Click here to [close]

Saturday, April 21, 2012

Vinny Golia Quartet - Take Your Time (Relative Pitch, 2011) ****


By Stef   

After yesterday's review, here is another great quartet, with Vinny Golia on saxophones, Bobby Bradford on cornet, Ken Filiano on bass and Alex Cline on drums. As I might have written once, Golia is one of those musicians whose playing really opened my ears many years ago, because of his power to be lyrical and emotional while at the same time trying out new things. So I always look out with anticipation for his new projects.

Like good wine, this music also has body and substance, while being fluid. All tracks have composed elements without having real themes, but offer structured character as the basis for the band's interaction.
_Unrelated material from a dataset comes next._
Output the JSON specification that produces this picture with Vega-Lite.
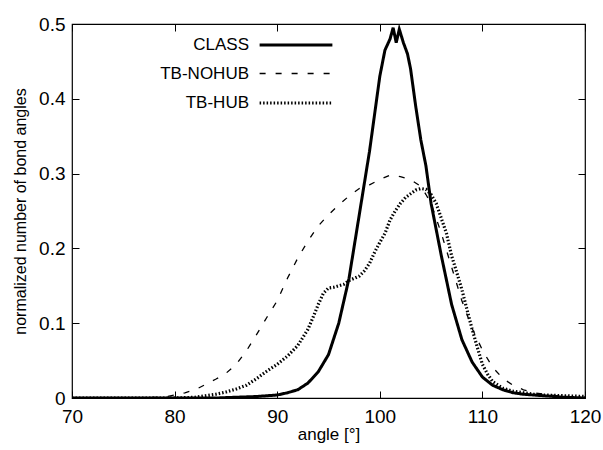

Another characteristic is that all four musicians play all the time, with only few exceptions. This adds to the density of the sound and the intensity of the music, which spans the whole range from bop to free jazz.

And needless to say, four fantastic musicians. Not a real musical breakthrough, but consistent high quality music. Recommended.


Vinny Golia - The Ethnic Project (Kadima, 2012)  ***½


On this album Vinny Golia plays all kinds of ethnic instruments, each time in a duet with some of the world's best free improvisation bassists : Barre Phillips, Joëlle Léandre, Bert Turetzky and Lisa Mezzacappa.

The instruments include native American flutes, guanzi, zurla, zun, nohkhan, danso, souna, maori bone flute, hulusi, taragato, kaval, moxeneo, Scottish bag pipes.

It all sounds very exotic - as is the intention - but also familiar as it is free improvisation after all, with limited real ethnic musical influence apart from the instruments.

It is lighfooted, fun and easy to digest. Music by friends. Music of the world ... and for friends all over the world. Warm and full of character. Peace.